Task details>
Output the data word for word, dropping every image.

Dataset content>
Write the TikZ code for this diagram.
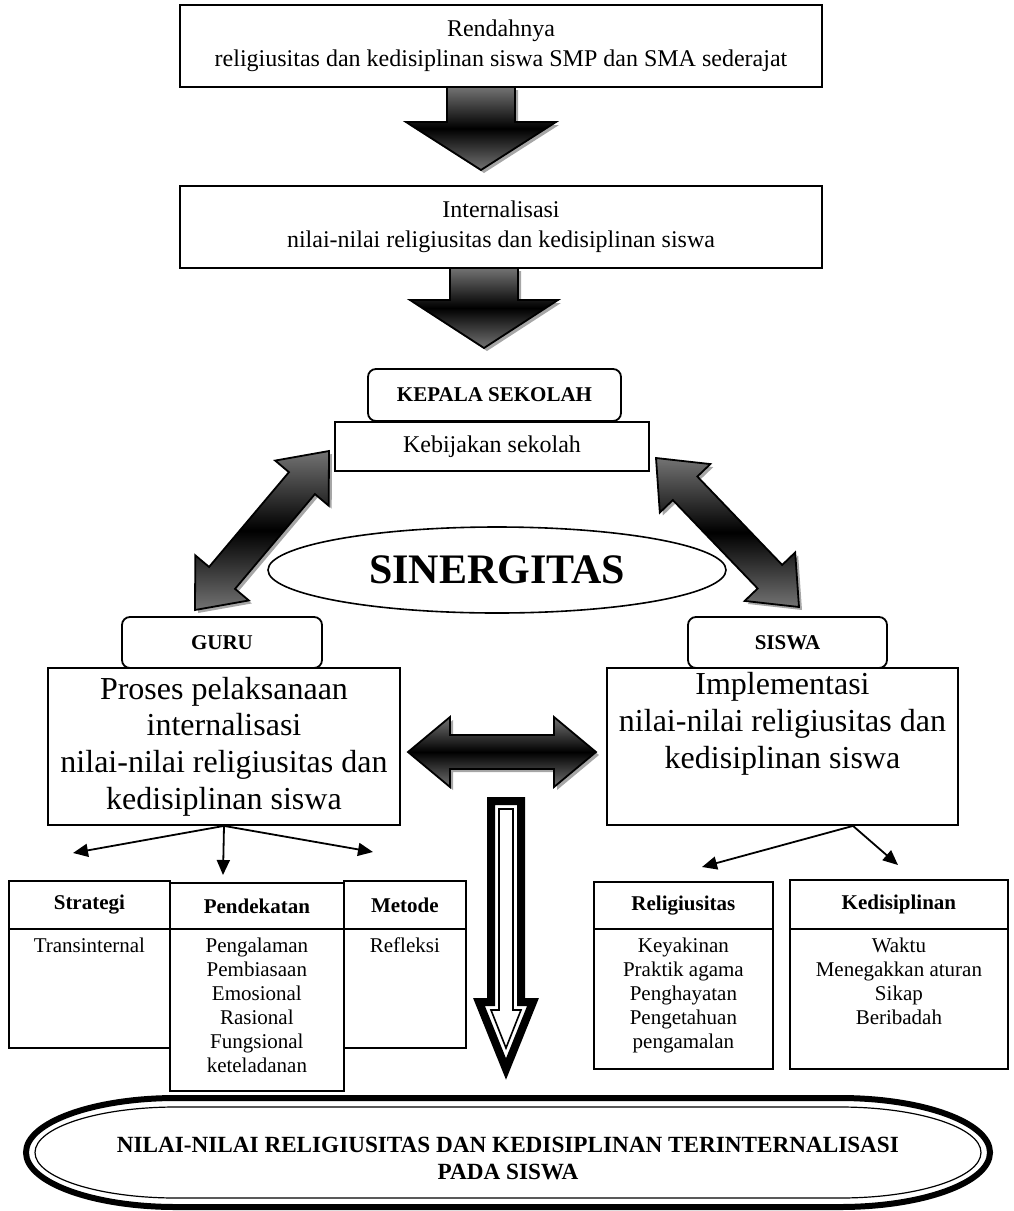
\documentclass[tikz,border=0pt]{standalone}
\usepackage{fontspec}
\setmainfont{Liberation Serif}
\usetikzlibrary{shapes.geometric, positioning, arrows.meta, calc, shadows}

\begin{document}
\begin{tikzpicture}[x=0.5pt, y=-0.5pt, >={Triangle[length=7.5pt, width=6.5pt]},
		box/.style={draw, line width=0.9pt, inner sep=0pt, align=center},
		rbox/.style={box, rounded corners=4pt, font=\fontsize{10.5}{12}\selectfont\bfseries},
		cell/.style={box, anchor=north west},
		head/.style={cell, font=\fontsize{10.5}{12}\selectfont\bfseries},
		body/.style={align=center, inner sep=0pt, font=\fontsize{10.5}{12}\selectfont},
		blockarrow/.style={draw, line width=0.9pt, top color=black!55, bottom color=black!55, middle color=black,
			drop shadow={shadow xshift=1.5pt, shadow yshift=-1.5pt, fill=black!35, opacity=1}}]

		\useasboundingbox (0,0) rectangle (1013,1211);

		\node[box, minimum width=321pt, minimum height=41pt, font=\fontsize{12}{15}\selectfont	] (masalah) 	at (501,46) 	{Rendahnya\\religiusitas dan kedisiplinan siswa SMP dan SMA sederajat};
		\node[box, minimum width=321pt, minimum height=41pt, font=\fontsize{12}{15}\selectfont	] (internal) 	at (501,227) 	{Internalisasi\\nilai-nilai religiusitas dan kedisiplinan siswa};
		\node[rbox, minimum width=126.5pt, minimum height=26pt									] (kepsek) 		at (494.5,395) 	{KEPALA SEKOLAH};
		\node[box, minimum width=157pt, minimum height=24.5pt, font=\fontsize{12}{14}\selectfont	] (kebijakan) 	at (492,446.5) 	{Kebijakan sekolah};
		\node[draw, ellipse, line width=0.8pt, minimum width=229pt, minimum height=43pt, inner sep=0pt,
			font=\fontsize{21}{24}\selectfont\bfseries											] (sinergi) 	at (497,570) 	{SINERGITAS};
		\node[rbox, minimum width=100pt, minimum height=25.5pt									] (guru) 		at (222,642.5) 	{GURU};
		\node[rbox, minimum width=99.5pt, minimum height=25.5pt									] (siswa) 		at (787.5,642.5) {SISWA};
		\node[box, minimum width=176pt, minimum height=78.5pt, font=\fontsize{16}{18.4}\selectfont	] (proses) 		at (224,746.5) 	{Proses pelaksanaan\\internalisasi\\nilai-nilai religiusitas dan\\kedisiplinan siswa};
		\node[box, minimum width=175.5pt, minimum height=78.5pt, font=\fontsize{16}{18.4}\selectfont] (implementasi) at (782.5,746.5)
			{\parbox[c][74pt][t]{170pt}{\centering Implementasi\\nilai-nilai religiusitas dan\\kedisiplinan siswa}};

		% block arrows
		\draw[blockarrow] (447,87) -- (515,87) -- (515,122) -- (556,122) -- (481,170) -- (406,122) -- (447,122) -- cycle;
		\draw[blockarrow] (450,268) -- (518,268) -- (518,300) -- (558,300) -- (484,348) -- (410,300) -- (450,300) -- cycle;

		\coordinate (gA) at (195,610);	\coordinate (gB) at (329,451);
		\coordinate (sA) at (799,607);	\coordinate (sB) at (656,458);
		\coordinate (hA) at (408,752);	\coordinate (hB) at (596,752);
		\foreach \a/\b in {gA/gB, sA/sB, hA/hB} {
			\coordinate (p) at ($(\a)!21pt!(\b)$);
			\coordinate (q) at ($(\b)!21pt!(\a)$);
			\draw[blockarrow] (\a) -- ($(p)!17.5pt!90:(\b)$) -- ($(p)!8.5pt!90:(\b)$) -- ($(q)!8.5pt!-90:(\a)$) -- ($(q)!17.5pt!-90:(\a)$)
				-- (\b) -- ($(q)!17.5pt!90:(\a)$) -- ($(q)!8.5pt!90:(\a)$) -- ($(p)!8.5pt!-90:(\b)$) -- ($(p)!17.5pt!-90:(\b)$) -- cycle;
		}

		\draw[line width=4pt, fill=white] (491,801) -- (521,801) -- (521,1002) -- (533,1002) -- (506,1069) -- (479,1002) -- (491,1002) -- cycle;
		\draw[line width=0.8pt] (499,809) -- (513,809) -- (513,1010) -- (521,1010) -- (506,1048) -- (491,1010) -- (499,1010) -- cycle;

		% tables
		\node[cell, minimum width=80.5pt, minimum height=83.5pt	] (strategi) 	at (8,880) 		{};
		\node[head, minimum width=80.5pt, minimum height=24pt	] (strategihd) 	at (8,880) 		{Strategi};
		\node[cell, minimum width=87pt, minimum height=104pt		] (pendekatan) 	at (169,882) 	{};
		\node[head, minimum width=87pt, minimum height=23pt		] (pendekatanhd) at (169,882) 	{Pendekatan};
		\node[cell, minimum width=61pt, minimum height=83.5pt	] (metode) 		at (343,880) 	{};
		\node[head, minimum width=61pt, minimum height=24pt		] (metodehd) 	at (343,880) 	{Metode};
		\node[cell, minimum width=89.5pt, minimum height=93.5pt	] (religi) 		at (593,881) 	{};
		\node[head, minimum width=89.5pt, minimum height=23.5pt	] (religihd) 	at (593,881) 	{Religiusitas};
		\node[cell, minimum width=109pt, minimum height=94.5pt	] (disiplin) 	at (789,879) 	{};
		\node[head, minimum width=109pt, minimum height=24.5pt	] (disiplinhd) 	at (789,879) 	{Kedisiplinan};

		\node[body, below=4pt of strategihd		] (strategitx) 	{Transinternal};
		\node[body, below=4pt of pendekatanhd	] (pendekatantx) {Pengalaman\\Pembiasaan\\Emosional\\Rasional\\Fungsional\\keteladanan};
		\node[body, below=4pt of metodehd		] (metodetx) 	{Refleksi};
		\node[body, below=4pt of religihd		] (religitx) 	{Keyakinan\\Praktik agama\\Penghayatan\\Pengetahuan\\pengamalan};
		\node[body, below=4pt of disiplinhd		] (disiplintx) 	{Waktu\\Menegakkan aturan\\Sikap\\Beribadah};

		\coordinate (tS) at (73,853);	\coordinate (tP) at (223,875);	\coordinate (tM) at (373,852);
		\coordinate (i0) at ([xshift=35.25pt]implementasi.south);
		\coordinate (tR) at (702,867);	\coordinate (tK) at (898,865);
		\path[->, line width=0.9pt] (proses.south) edge (tS) edge (tP) edge (tM)
			(i0) edge (tR) edge (tK);

		% result
		\draw[line width=3pt] (176,1098) -- (840,1098) arc[start angle=90, end angle=-90, x radius=75pt, y radius=27.25pt]
			-- (176,1207) arc[start angle=270, end angle=90, x radius=75pt, y radius=27.25pt] -- cycle;
		\draw[line width=0.6pt] (176,1107) -- (840,1107) arc[start angle=90, end angle=-90, x radius=70.5pt, y radius=22.75pt]
			-- (176,1198) arc[start angle=270, end angle=90, x radius=70.5pt, y radius=22.75pt] -- cycle;
		\node[align=center, font=\fontsize{11.6}{13.5}\selectfont\bfseries] (hasil) at (508,1158)
			{NILAI-NILAI RELIGIUSITAS DAN KEDISIPLINAN TERINTERNALISASI\\PADA SISWA};
	\end{tikzpicture}
\end{document}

Final answer>
Write the TikZ code for this diagram.
\documentclass[tikz,border=0pt]{standalone}
\usepackage{fontspec}
\setmainfont{Liberation Serif}
\usetikzlibrary{shapes.geometric, positioning, arrows.meta, calc, shadows}

\begin{document}
\begin{tikzpicture}[x=0.5pt, y=-0.5pt, >={Triangle[length=7.5pt, width=6.5pt]},
		box/.style={draw, line width=0.9pt, inner sep=0pt, align=center},
		rbox/.style={box, rounded corners=4pt, font=\fontsize{10.5}{12}\selectfont\bfseries},
		cell/.style={box, anchor=north west},
		head/.style={cell, font=\fontsize{10.5}{12}\selectfont\bfseries},
		body/.style={align=center, inner sep=0pt, font=\fontsize{10.5}{12}\selectfont},
		blockarrow/.style={draw, line width=0.9pt, top color=black!55, bottom color=black!55, middle color=black,
			drop shadow={shadow xshift=1.5pt, shadow yshift=-1.5pt, fill=black!35, opacity=1}}]

		\useasboundingbox (0,0) rectangle (1013,1211);

		\node[box, minimum width=321pt, minimum height=41pt, font=\fontsize{12}{15}\selectfont	] (masalah) 	at (501,46) 	{Rendahnya\\religiusitas dan kedisiplinan siswa SMP dan SMA sederajat};
		\node[box, minimum width=321pt, minimum height=41pt, font=\fontsize{12}{15}\selectfont	] (internal) 	at (501,227) 	{Internalisasi\\nilai-nilai religiusitas dan kedisiplinan siswa};
		\node[rbox, minimum width=126.5pt, minimum height=26pt									] (kepsek) 		at (494.5,395) 	{KEPALA SEKOLAH};
		\node[box, minimum width=157pt, minimum height=24.5pt, font=\fontsize{12}{14}\selectfont	] (kebijakan) 	at (492,446.5) 	{Kebijakan sekolah};
		\node[draw, ellipse, line width=0.8pt, minimum width=229pt, minimum height=43pt, inner sep=0pt,
			font=\fontsize{21}{24}\selectfont\bfseries											] (sinergi) 	at (497,570) 	{SINERGITAS};
		\node[rbox, minimum width=100pt, minimum height=25.5pt									] (guru) 		at (222,642.5) 	{GURU};
		\node[rbox, minimum width=99.5pt, minimum height=25.5pt									] (siswa) 		at (787.5,642.5) {SISWA};
		\node[box, minimum width=176pt, minimum height=78.5pt, font=\fontsize{16}{18.4}\selectfont	] (proses) 		at (224,746.5) 	{Proses pelaksanaan\\internalisasi\\nilai-nilai religiusitas dan\\kedisiplinan siswa};
		\node[box, minimum width=175.5pt, minimum height=78.5pt, font=\fontsize{16}{18.4}\selectfont] (implementasi) at (782.5,746.5)
			{\parbox[c][74pt][t]{170pt}{\centering Implementasi\\nilai-nilai religiusitas dan\\kedisiplinan siswa}};

		% block arrows
		\draw[blockarrow] (447,87) -- (515,87) -- (515,122) -- (556,122) -- (481,170) -- (406,122) -- (447,122) -- cycle;
		\draw[blockarrow] (450,268) -- (518,268) -- (518,300) -- (558,300) -- (484,348) -- (410,300) -- (450,300) -- cycle;

		\coordinate (gA) at (195,610);	\coordinate (gB) at (329,451);
		\coordinate (sA) at (799,607);	\coordinate (sB) at (656,458);
		\coordinate (hA) at (408,752);	\coordinate (hB) at (596,752);
		\foreach \a/\b in {gA/gB, sA/sB, hA/hB} {
			\coordinate (p) at ($(\a)!21pt!(\b)$);
			\coordinate (q) at ($(\b)!21pt!(\a)$);
			\draw[blockarrow] (\a) -- ($(p)!17.5pt!90:(\b)$) -- ($(p)!8.5pt!90:(\b)$) -- ($(q)!8.5pt!-90:(\a)$) -- ($(q)!17.5pt!-90:(\a)$)
				-- (\b) -- ($(q)!17.5pt!90:(\a)$) -- ($(q)!8.5pt!90:(\a)$) -- ($(p)!8.5pt!-90:(\b)$) -- ($(p)!17.5pt!-90:(\b)$) -- cycle;
		}

		\draw[line width=4pt, fill=white] (491,801) -- (521,801) -- (521,1002) -- (533,1002) -- (506,1069) -- (479,1002) -- (491,1002) -- cycle;
		\draw[line width=0.8pt] (499,809) -- (513,809) -- (513,1010) -- (521,1010) -- (506,1048) -- (491,1010) -- (499,1010) -- cycle;

		% tables
		\node[cell, minimum width=80.5pt, minimum height=83.5pt	] (strategi) 	at (8,880) 		{};
		\node[head, minimum width=80.5pt, minimum height=24pt	] (strategihd) 	at (8,880) 		{Strategi};
		\node[cell, minimum width=87pt, minimum height=104pt		] (pendekatan) 	at (169,882) 	{};
		\node[head, minimum width=87pt, minimum height=23pt		] (pendekatanhd) at (169,882) 	{Pendekatan};
		\node[cell, minimum width=61pt, minimum height=83.5pt	] (metode) 		at (343,880) 	{};
		\node[head, minimum width=61pt, minimum height=24pt		] (metodehd) 	at (343,880) 	{Metode};
		\node[cell, minimum width=89.5pt, minimum height=93.5pt	] (religi) 		at (593,881) 	{};
		\node[head, minimum width=89.5pt, minimum height=23.5pt	] (religihd) 	at (593,881) 	{Religiusitas};
		\node[cell, minimum width=109pt, minimum height=94.5pt	] (disiplin) 	at (789,879) 	{};
		\node[head, minimum width=109pt, minimum height=24.5pt	] (disiplinhd) 	at (789,879) 	{Kedisiplinan};

		\node[body, below=4pt of strategihd		] (strategitx) 	{Transinternal};
		\node[body, below=4pt of pendekatanhd	] (pendekatantx) {Pengalaman\\Pembiasaan\\Emosional\\Rasional\\Fungsional\\keteladanan};
		\node[body, below=4pt of metodehd		] (metodetx) 	{Refleksi};
		\node[body, below=4pt of religihd		] (religitx) 	{Keyakinan\\Praktik agama\\Penghayatan\\Pengetahuan\\pengamalan};
		\node[body, below=4pt of disiplinhd		] (disiplintx) 	{Waktu\\Menegakkan aturan\\Sikap\\Beribadah};

		\coordinate (tS) at (73,853);	\coordinate (tP) at (223,875);	\coordinate (tM) at (373,852);
		\coordinate (i0) at ([xshift=35.25pt]implementasi.south);
		\coordinate (tR) at (702,867);	\coordinate (tK) at (898,865);
		\path[->, line width=0.9pt] (proses.south) edge (tS) edge (tP) edge (tM)
			(i0) edge (tR) edge (tK);

		% result
		\draw[line width=3pt] (176,1098) -- (840,1098) arc[start angle=90, end angle=-90, x radius=75pt, y radius=27.25pt]
			-- (176,1207) arc[start angle=270, end angle=90, x radius=75pt, y radius=27.25pt] -- cycle;
		\draw[line width=0.6pt] (176,1107) -- (840,1107) arc[start angle=90, end angle=-90, x radius=70.5pt, y radius=22.75pt]
			-- (176,1198) arc[start angle=270, end angle=90, x radius=70.5pt, y radius=22.75pt] -- cycle;
		\node[align=center, font=\fontsize{11.6}{13.5}\selectfont\bfseries] (hasil) at (508,1158)
			{NILAI-NILAI RELIGIUSITAS DAN KEDISIPLINAN TERINTERNALISASI\\PADA SISWA};
	\end{tikzpicture}
\end{document}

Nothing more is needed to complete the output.